Ishmeal I. Mayfield, 24, of Sidney, was sentenced to five years of probation, a $200 fine and all prosecution costs, mandated drug and alcohol counseling, and his gun and ammunition were ordered to be disposed of by the Ohio State Highway Patrol. He received nine days of jail credit. He was originally indicted for improper handling of a firearm in a motor vehicle, a fourth degree felony. On or about June 20, 2021, he had a loaded black Taurus G3 9mm on the rear passenger seat within reach. The grand jury found that the gun and ammunition were subject to forfeiture because of its involvement in a felony. On Aug. 27, 2021, Mayfield entered a plea of guilty to the reduced charge of attempted improper handling of a firearm in a motor vehicle, a fifth degree felony, which carries a maximum penalty of 12 months in prison, a $2,500 fine, and an optional two years of parole.
Mary E. Murray, 37, of Sidney, was sentenced to a prison term of 17 months after pleading guilty to trafficking in drugs, a fourth degree felony. Prosecution and other costs were ordered to be paid, or, in lieu of payment, community service must be performed. Upon release, Murry faces a discretionary probation of up to two years. Initially, Murray was indicted on two counts of trafficking in drugs (Fentanyl and Cocaine), each being a fourth degree felony, but the second felony was dismissed.
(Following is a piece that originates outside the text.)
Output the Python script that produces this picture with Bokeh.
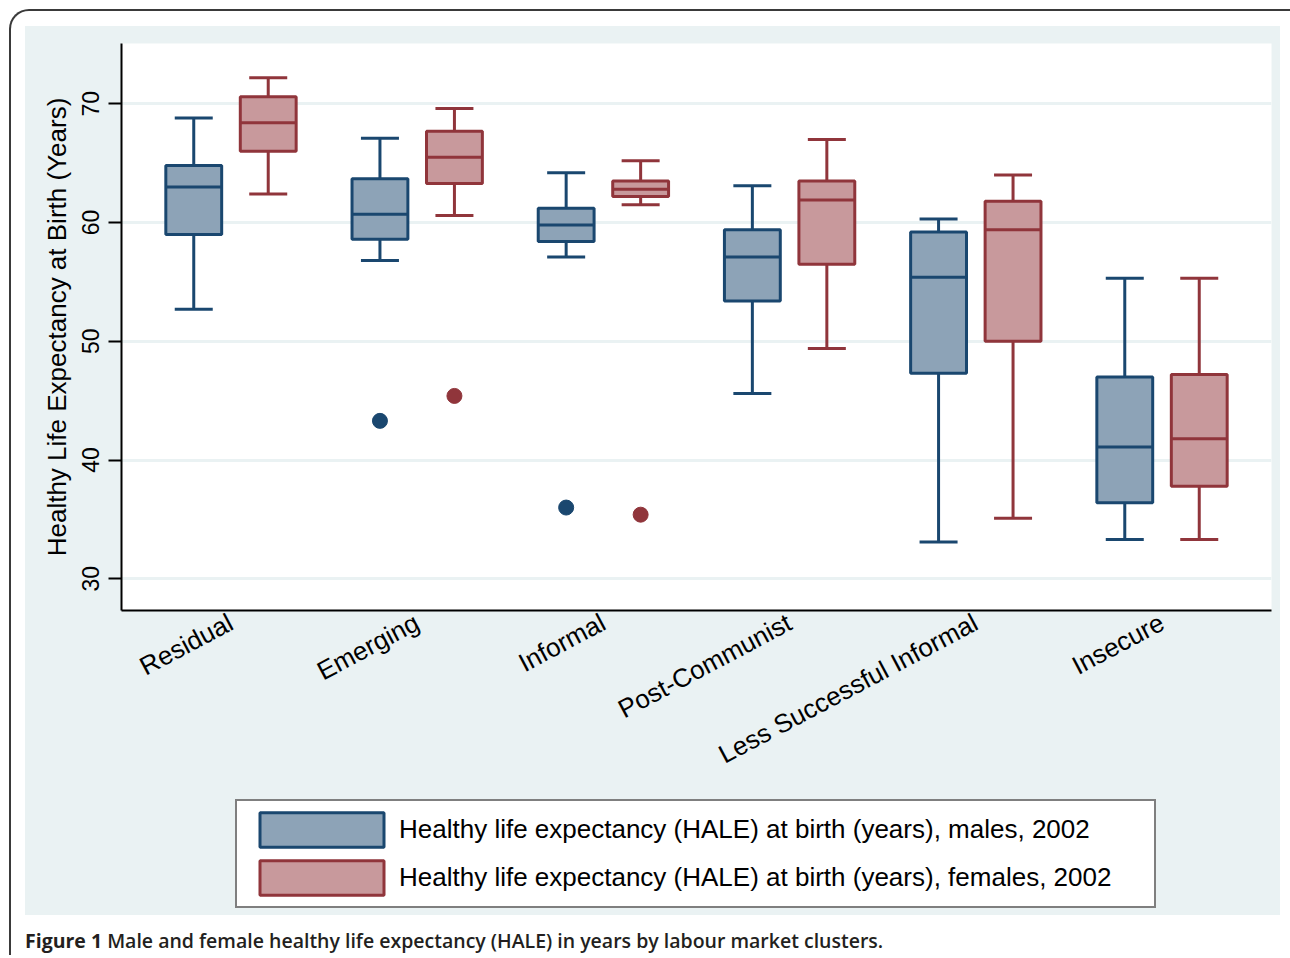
import math

from bokeh.embed import file_html
from bokeh.layouts import column
from bokeh.models import (ColumnDataSource, Div, FixedTicker, Legend, LegendItem,
                          Range1d, TeeHead, Whisker)
from bokeh.plotting import figure
from bokeh.resources import INLINE

# Labour market clusters (x categories)
clusters = ["Residual", "Emerging", "Informal", "Post-Communist",
            "Less Successful Informal", "Insecure"]

# HALE at birth (years), males, 2002: whisker ends, quartiles and median
male_low = [52.7, 56.8, 57.1, 45.6, 33.1, 33.3]
male_q1 = [59.0, 58.6, 58.4, 53.4, 47.3, 36.4]
male_median = [63.0, 60.7, 59.8, 57.1, 55.4, 41.1]
male_q3 = [64.8, 63.7, 61.2, 59.4, 59.2, 47.0]
male_high = [68.8, 67.1, 64.2, 63.1, 60.3, 55.3]

# HALE at birth (years), females, 2002
female_low = [62.4, 60.6, 61.5, 49.4, 35.1, 33.3]
female_q1 = [66.0, 63.3, 62.2, 56.5, 50.0, 37.8]
female_median = [68.4, 65.5, 62.8, 61.9, 59.4, 41.8]
female_q3 = [70.6, 67.7, 63.5, 63.5, 61.8, 47.2]
female_high = [72.2, 69.6, 65.2, 67.0, 64.0, 55.3]

# Outside values
male_outlier_cluster = ["Emerging", "Informal"]
male_outlier_value = [43.3, 36.0]
female_outlier_cluster = ["Emerging", "Informal"]
female_outlier_value = [45.4, 35.4]

y_ticks = [30, 40, 50, 60, 70]

male_label = "Healthy life expectancy (HALE) at birth (years), males, 2002"
female_label = "Healthy life expectancy (HALE) at birth (years), females, 2002"
caption_html = ("<b style='font-weight:700'>Figure 1</b> Male and female healthy life "
                "expectancy (HALE) in years by labour market clusters.")

# Stata s2color-like palette
NAVY = "#1A476F"
NAVY_FILL = "#8DA3B7"
MAROON = "#90353B"
MAROON_FILL = "#C8999C"
PANEL = "#EAF2F3"
FONT = "Liberation Sans"

DODGE = 0.2
BOX_W = 0.3


def series_source(offset, low, q1, med, q3, high):
    x = [i + offset for i in range(len(clusters))]
    return ColumnDataSource(dict(
        x=x, x0=[v - BOX_W / 2 for v in x], x1=[v + BOX_W / 2 for v in x],
        low=low, q1=q1, med=med, q3=q3, high=high))


src_m = series_source(-DODGE, male_low, male_q1, male_median, male_q3, male_high)
src_f = series_source(DODGE, female_low, female_q1, female_median, female_q3, female_high)

# ---- main box plot -------------------------------------------------------
p = figure(width=1255, height=769, title=None,
           x_range=Range1d(-0.588, 5.588), y_range=Range1d(27.33, 75.08),
           output_backend="svg", toolbar_location=None,
           min_border_left=96, min_border_right=9,
           min_border_top=17, min_border_bottom=185,
           background_fill_color="white", border_fill_color=PANEL,
           outline_line_color=None)

# grid
p.xgrid.visible = False
p.ygrid.ticker = FixedTicker(ticks=y_ticks)
p.ygrid.grid_line_color = PANEL
p.ygrid.grid_line_width = 3

# y axis
p.yaxis.ticker = FixedTicker(ticks=y_ticks)
p.yaxis.axis_label = "Healthy Life Expectancy at Birth (Years)"
p.yaxis.axis_label_text_font = FONT
p.yaxis.axis_label_text_font_size = "26px"
p.yaxis.axis_label_text_font_style = "normal"
p.yaxis.axis_label_text_color = "black"
p.yaxis.axis_label_standoff = 8
p.yaxis.major_label_orientation = "vertical"
p.yaxis.major_label_text_font = FONT
p.yaxis.major_label_text_font_size = "23px"
p.yaxis.major_label_text_color = "black"
p.yaxis.major_label_standoff = 9
p.yaxis.major_tick_out = 13
p.yaxis.major_tick_in = 0
p.yaxis.minor_tick_out = 0
p.yaxis.minor_tick_in = 0
p.yaxis.axis_line_width = 2
p.yaxis.major_tick_line_width = 2
p.yaxis.axis_line_color = "black"
p.yaxis.major_tick_line_color = "black"

# x axis with cluster names
p.xaxis.ticker = FixedTicker(ticks=list(range(len(clusters))))
p.xaxis.major_label_overrides = {i: name for i, name in enumerate(clusters)}
p.xaxis.major_label_orientation = math.radians(28)
p.xaxis.major_label_text_font = FONT
p.xaxis.major_label_text_font_size = "26px"
p.xaxis.major_label_text_color = "black"
p.xaxis.major_label_standoff = 10
p.xaxis.major_tick_out = 0
p.xaxis.major_tick_in = 0
p.xaxis.minor_tick_out = 0
p.xaxis.minor_tick_in = 0
p.xaxis.axis_line_width = 2
p.xaxis.axis_line_color = "black"


def draw_boxes(src, line, fill):
    head = dict(size=38, line_color=line, line_width=3)
    p.add_layout(Whisker(source=src, base="x", lower="low", upper="high",
                         line_color=line, line_width=3, level="underlay",
                         lower_head=TeeHead(**head), upper_head=TeeHead(**head)))
    p.vbar(x="x", width=BOX_W, bottom="q1", top="q3", source=src,
           fill_color=fill, line_color=line, line_width=3)
    p.segment(x0="x0", x1="x1", y0="med", y1="med", source=src,
              line_color=line, line_width=3)


draw_boxes(src_m, NAVY, NAVY_FILL)
draw_boxes(src_f, MAROON, MAROON_FILL)

p.scatter(x=[clusters.index(c) - DODGE for c in male_outlier_cluster],
          y=male_outlier_value, size=15, color=NAVY)
p.scatter(x=[clusters.index(c) + DODGE for c in female_outlier_cluster],
          y=female_outlier_value, size=15, color=MAROON)

# ---- legend strip under the plot ----------------------------------------
# Swatch-only renderers: a single undefined row gives the legend something
# to style its swatch from without drawing any box in this strip.
key = figure(width=1255, height=120, title=None,
             x_axis_type=None, y_axis_type=None,
             x_range=Range1d(0, 1), y_range=Range1d(0, 1),
             output_backend="svg", toolbar_location=None,
             min_border=0, background_fill_color=PANEL,
             border_fill_color=PANEL, outline_line_color=None)
key.grid.visible = False
nan = float("nan")
key_m = key.vbar(x=[nan], width=BOX_W, bottom=[nan], top=[nan],
                 fill_color=NAVY_FILL, line_color=NAVY, line_width=3)
key_f = key.vbar(x=[nan], width=BOX_W, bottom=[nan], top=[nan],
                 fill_color=MAROON_FILL, line_color=MAROON, line_width=3)

legend = Legend(items=[LegendItem(label=male_label, renderers=[key_m]),
                       LegendItem(label=female_label, renderers=[key_f])],
                location=(114, 7), orientation="vertical",
                label_text_font=FONT, label_text_font_size="26px",
                label_text_color="black",
                glyph_width=155, glyph_height=43, label_standoff=0,
                spacing=5, padding=7, margin=0, label_width=748,
                background_fill_color="white", background_fill_alpha=1.0,
                border_line_color="black", border_line_width=2)
key.add_layout(legend, "center")

chart = column(p, key, spacing=0, styles={"background": PANEL})

caption = Div(text=caption_html, width=1255, margin=(12, 0, 0, 0),
              styles={"font-family": "Open Sans", "font-size": "19.5px",
                      "font-weight": "600", "color": "#231F20"})

page = column(chart, caption, margin=(9, 0, 0, 9), spacing=0,
              styles={"border-top": "2px solid #3A3A3A",
                      "border-left": "2px solid #3A3A3A",
                      "border-top-left-radius": "20px",
                      "padding": "15px 30px 0 14px",
                      "background": "white"})

open("out.html", "w").write(file_html(page, INLINE))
The inability to follow the rules of probation resulted in additional sentencing.
Jody Napier-Bunnell, 50, of Sidney, attended a Probation Violation Revocation Hearing where, after admitting to violating probation and found guilty, she was sentenced to serve 56 days in the Shelby County Jail, and to pay the prosecution costs or, if unable to do so, to perform community service. Previously, Napier-Bunnell was indicted on three fifth degree felonies, two for aggravated possession of drugs and one for possessing criminal tools. Two of the charges were dismissed and she was found guilty on Aug. 13, 2021, for having, on or about Oct. 22, 2018, illegally possessed the synthetic opioid Fentanyl.
Joshua Shields, 33, of Piqua, was released on probation but sentenced to the WORTH Center (or other community-based correctional facility) where he must complete treatment. On or about Oct. 9, 2021, Shields admitted violating his probation by abusing the prescription drug Buprenorphine-Naloxone (Suboxone). Previously, on Nov. 25, 2019, he had been convicted of possession of drugs (cocaine), a fifth degree felony. Two additional indictments against him (aggravated possession of drugs (Methamphetamine) and possessing criminal tools (containers, scales, a pipe, and baggies), each a a fifth degree felony, were dismissed.
Anthony W. Smith, 30, of Sidney, was sentenced to 12 months in prison after he admitted probable cause for violating probation on Oct. 6, 2021. Previously, on Nov. 13, 2020, Smith was convicted on a fifth degree felony for possession of drugs (cocaine) as well as trafficking in drugs (marijuana), a fifth degree felony that was reduced to a fourth degree felony. A third charge of possessing criminal tools was dismissed.